3.2.1. Tendances socio-démographiques et niveaux de mobilité

Les transformations du marché de l’emploi, le vieillissement de la population et l’éclatement de la cellule familiale influent de manière plus que transitoire sur les caractéristiques structurelles des ménages. On recense ainsi une part croissante de foyers inactifs, âgés et de petite taille (62 % des ménages comptent une ou deux personnes en 1999). Les personnes vivant seules et les foyers monoparentaux sont passés respectivement de 20 % à 31 % et de 3 % à 7 % entre 1968 et 1999.

Par ailleurs, entre 1975 et 2002, la polarisation de l’emploi au sein des ménages en âge d’être actifs 1 s’est accentuée : l’emploi est saturé dans 68 % des ménages (contre 57 % en 1975) dans le même temps la proportion de foyers inactifs a presque doublé (de 6 % à 12 %) [Ravel, 2005]. Cette situation pénalise fortement les familles monoparentales : plus d’un quart se trouve aujourd’hui sans emploi contre moins de 10 % au milieu des années soixante-dix. Le déclin des ménages mixtes au sens de l’emploi, s’explique par la part croissante de foyer d’un seul adulte ainsi que par la féminisation du marché du travail. Au sein des couples avec enfant, la proportion de ménages où chaque conjoint travaille est passée de 45 % à 62 % sur la période.

Les différentes étapes qui façonnent le cycle de vie de l’individu et du ménage (décohabitation, installation en couple, arrivée des enfants, retraite) sont moins linéaires qu’autrefois. L’allongement des études ainsi que la précarité et la flexibilité du travail retardent l’entrée sur le marché du travail. Ainsi, si la solidarité familiale permet de stabiliser l’âge de décohabitation [Villeneuve-Gokalp, 2001], il reste que l’indépendance financière est acquise de plus en plus tard 2 . En outre, les aller-retours des enfants entre le domicile parental et leur propre logement ne sont pas rares [Laferrère, 2005]. Le décalage temporel constaté en matière d’indépendance se vérifie également quant à l’âge du premier enfant ou du mariage. Plus tardives, les étapes du cycle de vie sont également devenues moins régulières et ces évolutions peuvent également être reliées à la plus grande fragilité des unions qui conduit à une remise en cause de la structure familiale traditionnelle. Enfin, aux âges élevés, l’augmentation de l’espérance de vie fait que les couples vieillissent plus souvent à deux et en meilleure santé, même si en la matière de fortes disparités demeurent entre hommes et femmes.

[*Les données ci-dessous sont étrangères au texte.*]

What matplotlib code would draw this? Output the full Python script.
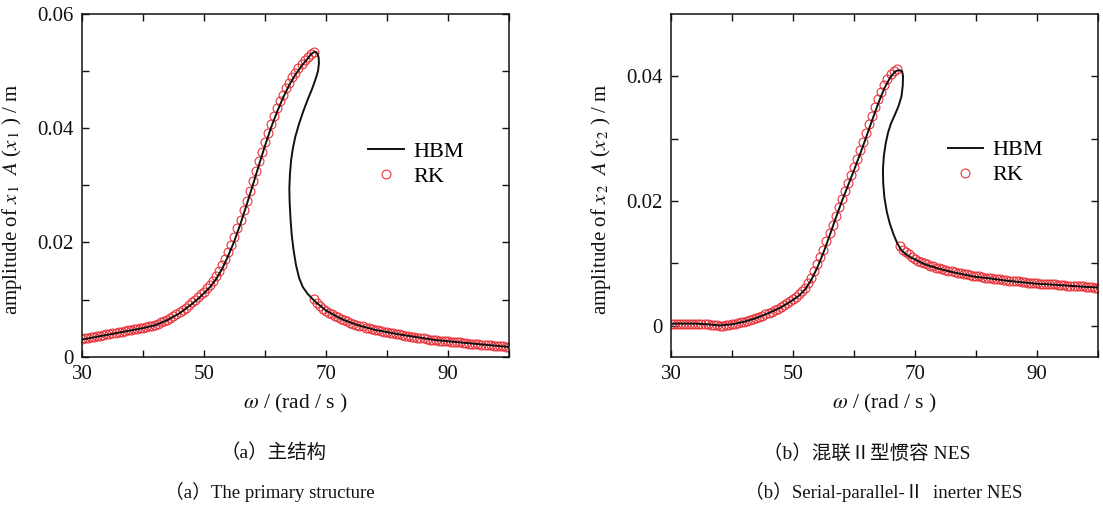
import numpy as np
import matplotlib
matplotlib.use("Agg")
import matplotlib.pyplot as plt
from matplotlib.lines import Line2D

plt.rcParams["font.family"] = ["Liberation Serif", "Noto Sans CJK SC", "DejaVu Sans"]
plt.rcParams["mathtext.fontset"] = "stix"

# ---------------- (a) primary structure ----------------
hbm1_w = [30, 32, 34, 36, 38, 40, 42, 44, 46, 48, 49, 50, 51, 52, 53, 54, 55, 56, 57,
          58, 59, 60, 61, 62, 63, 64, 65, 66, 67, 67.6, 68.0, 68.3,
          68.6, 68.8, 68.85, 68.7, 68.3, 67.7, 67.0, 66.3, 65.6, 65.0, 64.6, 64.3,
          64.1, 64.0, 64.05, 64.2, 64.4, 64.7, 65.1, 65.6, 66.2, 67.0, 67.8, 68.5,
          69.3, 70, 71, 72, 73, 74, 75, 76, 78, 80, 82, 85, 88, 90, 92, 95, 98, 100]
hbm1_a = [0.0030, 0.0034, 0.0038, 0.0042, 0.0046, 0.0050, 0.0055, 0.0064, 0.0076,
          0.0092, 0.0101, 0.0111, 0.0122, 0.0136, 0.0154, 0.0177, 0.0203, 0.0233,
          0.0266, 0.0300, 0.0335, 0.0369, 0.0401, 0.0429, 0.0454, 0.0476, 0.0494,
          0.0509, 0.0522, 0.0530, 0.0533, 0.0534,
          0.0531, 0.0524, 0.0514, 0.0500, 0.0486, 0.0468, 0.0450, 0.0430, 0.0408,
          0.0386, 0.0366, 0.0345, 0.0320, 0.0295, 0.0270, 0.0240, 0.0212, 0.0186,
          0.0160, 0.0138, 0.0122, 0.0110, 0.0101, 0.0094, 0.0087, 0.0081, 0.0075,
          0.0069, 0.0064, 0.0060, 0.0056, 0.0053, 0.0047, 0.0043, 0.0039, 0.0034,
          0.0029, 0.0027, 0.0025, 0.0022, 0.0019, 0.0017]

# RK sweep, step 0.5 rad/s
rk1_w_up = np.arange(30.0, 68.01, 0.5)
rk1_a_up = [0.0031, 0.0032, 0.0033, 0.0034, 0.0035, 0.0036, 0.0037, 0.0038, 0.0039,
            0.0040, 0.0041, 0.0042, 0.0043, 0.0044, 0.0045, 0.0046, 0.0047, 0.0048,
            0.0049, 0.0050, 0.0051, 0.0052, 0.0053, 0.0054, 0.0056, 0.0058, 0.0060,
            0.0062, 0.0065, 0.0068, 0.0071, 0.0074, 0.0078, 0.0082, 0.0086, 0.0090,
            0.0095, 0.0099, 0.0104, 0.0109, 0.0114, 0.0120, 0.0126, 0.0133, 0.0141,
            0.0150, 0.0160, 0.0171, 0.0183, 0.0196, 0.0210, 0.0225, 0.0240, 0.0256,
            0.0273, 0.0290, 0.0307, 0.0325, 0.0342, 0.0359, 0.0376, 0.0392, 0.0407,
            0.0421, 0.0435, 0.0447, 0.0459, 0.0470, 0.0480, 0.0489, 0.0497, 0.0505,
            0.0512, 0.0519, 0.0525, 0.0530, 0.0534]
rk1_w_dn = np.arange(68.0, 100.01, 0.5)
rk1_a_dn = [0.0101, 0.0094, 0.0089, 0.0084, 0.0080, 0.0077, 0.0074, 0.0071, 0.0069,
            0.0066, 0.0064, 0.0062, 0.0059, 0.0058, 0.0056, 0.0054, 0.0053, 0.0051,
            0.0050, 0.0048, 0.0047, 0.0046, 0.0045, 0.0044, 0.0043, 0.0042, 0.0041,
            0.0040, 0.0039, 0.0038, 0.0037, 0.0036, 0.0035, 0.0034, 0.0033, 0.0033,
            0.0032, 0.0031, 0.0030, 0.0030, 0.0029, 0.0028, 0.0028, 0.0027, 0.0027,
            0.0026, 0.0026, 0.0025, 0.0025, 0.0024, 0.0024, 0.0023, 0.0023, 0.0022,
            0.0022, 0.0021, 0.0021, 0.0020, 0.0020, 0.0019, 0.0019, 0.0018, 0.0018,
            0.0017, 0.0017]

# ---------------- (b) serial-parallel-II inerter NES ----------------
hbm2_w = [30, 34, 36, 38, 40, 42, 44, 46, 48, 50, 51, 52, 53, 54, 55, 56, 57, 58, 59,
          60, 61, 62, 63, 64, 65, 66, 66.8, 67.4,
          67.9, 68.05, 68.0, 67.8, 67.3, 66.7, 66.1, 65.6, 65.2, 64.9, 64.75, 64.8,
          65.0, 65.4, 65.9, 66.5, 67.1, 67.7, 68.4, 69.2, 70, 71, 72, 74, 76, 78, 80,
          82, 85, 88, 90, 92, 95, 98, 100]
hbm2_a = [0.0003, 0.0003, 0.0002, 0.0000, 0.0002, 0.0006, 0.0012, 0.0020, 0.0029,
          0.0041, 0.0048, 0.0058, 0.0073, 0.0093, 0.0117, 0.0144, 0.0172, 0.0199,
          0.0224, 0.0249, 0.0275, 0.0302, 0.0330, 0.0357, 0.0381, 0.0399, 0.0408,
          0.0410,
          0.0408, 0.0400, 0.0385, 0.0368, 0.0352, 0.0338, 0.0325, 0.0310, 0.0292,
          0.0272, 0.0250, 0.0228, 0.0205, 0.0182, 0.0163, 0.0146, 0.0132, 0.0122,
          0.0115, 0.0110, 0.0106, 0.0101, 0.0097, 0.0091, 0.0086, 0.0082, 0.0078,
          0.0076, 0.0072, 0.0069, 0.0067, 0.0066, 0.0064, 0.0062, 0.0061]

rk2_w_up = np.arange(30.0, 67.01, 0.5)
rk2_a_up = [0.0003, 0.0003, 0.0003, 0.0003, 0.0003, 0.0003, 0.0003, 0.0003, 0.0003,
            0.0003, 0.0002, 0.0002, 0.0002, 0.0001, 0.0001, 0.0001, 0.0000, 0.0000,
            0.0001, 0.0001, 0.0002, 0.0003, 0.0004, 0.0005, 0.0006, 0.0007, 0.0009,
            0.0010, 0.0012, 0.0014, 0.0016, 0.0018, 0.0020, 0.0022, 0.0025, 0.0027,
            0.0030, 0.0033, 0.0036, 0.0039, 0.0042, 0.0046, 0.0050, 0.0055, 0.0061,
            0.0068, 0.0077, 0.0087, 0.0098, 0.0110, 0.0122, 0.0135, 0.0148, 0.0162,
            0.0176, 0.0190, 0.0203, 0.0216, 0.0229, 0.0242, 0.0255, 0.0268, 0.0281,
            0.0295, 0.0309, 0.0323, 0.0337, 0.0350, 0.0363, 0.0375, 0.0386, 0.0396,
            0.0403, 0.0408, 0.0411]
rk2_w_dn = np.arange(67.5, 100.01, 0.5)
rk2_a_dn = [0.0128, 0.0122, 0.0118, 0.0114, 0.0110, 0.0107, 0.0104, 0.0102, 0.0100,
            0.0098, 0.0096, 0.0095, 0.0093, 0.0092, 0.0090, 0.0089, 0.0088, 0.0087,
            0.0086, 0.0085, 0.0084, 0.0083, 0.0082, 0.0081, 0.0080, 0.0079, 0.0079,
            0.0078, 0.0077, 0.0077, 0.0076, 0.0075, 0.0075, 0.0074, 0.0073, 0.0073,
            0.0072, 0.0072, 0.0071, 0.0071, 0.0070, 0.0070, 0.0069, 0.0069, 0.0068,
            0.0068, 0.0067, 0.0067, 0.0067, 0.0066, 0.0066, 0.0066, 0.0065, 0.0065,
            0.0065, 0.0064, 0.0064, 0.0064, 0.0063, 0.0063, 0.0063, 0.0062, 0.0062,
            0.0062, 0.0061, 0.0061]

x_ticks = [30, 40, 50, 60, 70, 80, 90, 100]
x_ticklabels = ["30", "", "50", "", "70", "", "90", ""]
y1_ticks = [0, 0.01, 0.02, 0.03, 0.04, 0.05, 0.06]
y1_ticklabels = ["0", "", "0.02", "", "0.04", "", "0.06"]
y2_ticks = [0, 0.01, 0.02, 0.03, 0.04]
y2_ticklabels = ["0", "", "0.02", "", "0.04"]

RED = "#e8333a"
INK = "#111111"

fig = plt.figure(figsize=(11.03, 5.05), dpi=100)
ax1 = fig.add_axes([0.0743, 0.2937, 0.3871, 0.6786])
ax2 = fig.add_axes([0.6083, 0.2937, 0.3871, 0.6786])


def draw(ax, hw, ha, wu, au, wd, ad, ylim, yticks, yticklabels, ylabel, leg_xy):
    ax.plot(wu, au, "o", ms=6.4, mfc="none", mec=RED, mew=0.8, zorder=2)
    ax.plot(wd, ad, "o", ms=6.4, mfc="none", mec=RED, mew=0.8, zorder=2)
    ax.plot(hw, ha, "-", color=INK, lw=1.4, zorder=3)
    ax.set_xlim(30, 100)
    ax.set_ylim(*ylim)
    ax.set_xticks(x_ticks)
    ax.set_xticklabels(x_ticklabels)
    ax.set_yticks(yticks)
    ax.set_yticklabels(yticklabels)
    ax.tick_params(direction="in", top=True, right=True, length=5, width=1.0,
                   labelsize=15, pad=6, colors=INK)
    for s in ax.spines.values():
        s.set_linewidth(1.1)
        s.set_color(INK)
    ax.set_xlabel(r"$\omega$ / (rad / s )", fontsize=15.5, color=INK, labelpad=6)
    ax.set_ylabel(ylabel, fontsize=15, color=INK, labelpad=7)
    ax.yaxis.set_label_coords(-0.135, 0.46)
    handles = [Line2D([], [], color=INK, lw=1.4),
               Line2D([], [], ls="none", marker="o", ms=6.4, mfc="none", mec=RED, mew=0.8)]
    ax.legend(handles, ["HBM", "RK"], loc="center left", bbox_to_anchor=leg_xy,
              frameon=False, fontsize=16, handlelength=1.6, handletextpad=0.4,
              labelspacing=0.2, borderpad=0, borderaxespad=0, numpoints=1)


draw(ax1, hbm1_w, hbm1_a, rk1_w_up, rk1_a_up, rk1_w_dn, rk1_a_dn,
     (0, 0.06), y1_ticks, y1_ticklabels,
     r"amplitude of $x_{\,1}$  $A$ ($x_{\,1}$ ) / m", (0.671, 0.561))
draw(ax2, hbm2_w, hbm2_a, rk2_w_up, rk2_a_up, rk2_w_dn, rk2_a_dn,
     (-0.005, 0.05), y2_ticks, y2_ticklabels,
     r"amplitude of $x_{\,2}$  $A$ ($x_{\,2}$ ) / m", (0.648, 0.566))

cap_kw = dict(ha="center", va="center", color=INK)
fig.text(0.248, 0.103, "（a）主结构", fontsize=14, **cap_kw)
fig.text(0.245, 0.026, "（a）The primary structure", fontsize=13.5, **cap_kw)
fig.text(0.786, 0.103, "（b）混联Ⅱ型惯容 NES", fontsize=14, **cap_kw)
fig.text(0.801, 0.026, "（b）Serial-parallel-Ⅱ  inerter NES", fontsize=13.5, **cap_kw)

fig.savefig("out.png", dpi=100)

Ces transformations suscitent des besoins accrus de mobilité autonome qui se traduisent par une nécessité croissante d’accès à la voiture particulière, au moins lorsque les performances des transports en commun ne permettent pas de satisfaire les besoins. L’individualisation des modes de vie et l’instabilité des parcours professionnels et personnels supposent en effet des capacités de réactivité renforcées. Il reste cependant que vis-à-vis de l’équipement automobile « les moteurs principaux de la croissance sont derrière nous ». La progression de la motorisation, plus lente qu’au cours des années précédentes, sera essentiellement portée par le multi-équipement des ménages. « Nous sommes ici à la fin d’un processus à l’œuvre depuis cinquante ans, où les différentes populations ont eu progressivement et successivement accès à la norme de la mobilité rapide, flexible et ont intégré cette norme pour mettre en œuvre leur projet social » [Massot et Orfeuil, 2005, p. 93]. Quant aux modifications du système productif, il semblerait qu’elles ne soient pas tout à fait en mesure de compenser la baisse du taux de croissance de la mobilité liée à l’accroissement continu de la part d’inactifs au sein de la population. Ceux-ci ont en effet des niveaux de mobilité plus faibles, leurs pratiques sont moins concentrées dans le temps mais plus diversifiées en motifs. Au total, ces tendances semblent écarter les scénarios d’une explosion des mobilités au moins au quotidien [Massot et Orfeuil, 2005].

Notes
1.

D’après les calculs de Ravel [2005] à partir des enquêtes sur l’emploi de l’INSEE. Le champ d’observation est constitué des ménages d’au moins un individu âgé de 15 à 59 ans (ni étudiant, ni retraité).

2.

« Dans les générations des années 50, la dépendance complète, définie par la privation simultanée des trois attributs de l’indépendance (travail stable, logement indépendant, vie en couple) ne se prolongeait donc pas à un âge avancé : 3 % des jeunes de ces générations restaient dans cette situation au-delà de 24 ans. A partir des générations de la fin des années 60, ces pourcentages s’élèvent fortement pour être multipliés par 6 parmi les jeunes nés en 1970-1971 (18 %) » [Galland, 2001, p. 21].